Quelles sont les régions qui s'en sortent le mieux en France, celles qui attirent le plus ?
Les Hauts-de-France ont bénéficié de plusieurs gigas factories et réussissent une belle reconversion du véhicule thermique vers le véhicule électrique. Ce qui n'était pas garanti. Après, chaque région a des atouts. L'Occitanie a une très forte compétence sur l'aéronautique, mais un point faible, c'est qu'il y a peut-être trop de spécialisation. Les Pays-de-la-Loire sont aussi très tournés vers l'aéronautique avec les composants de grandes surfaces, les voilures chez Airbus. Ils ont aussi de l'informatique.
Vous vous êtes intéressé à l'intelligence artificielle parce qu'au début, il y avait beaucoup d'investissements dans la recherche sur l'IA. On est passé à une deuxième phase.
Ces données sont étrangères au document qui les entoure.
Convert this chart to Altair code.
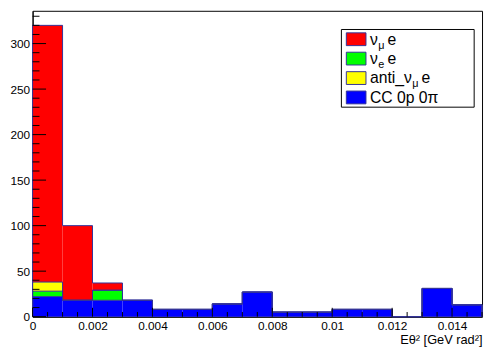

Oui. En 2018, il y a eu une phase d'investissement sur l'IA elle-même, sur la programmation, sur les serveurs. Et puis depuis deux ans, on voit arriver l'intelligence artificielle appliquée au processus de production. Ça veut dire la gestion des stocks, la surveillance, la maintenance prédictive, la surveillance des défaillances. On voit beaucoup d'IA appliquées.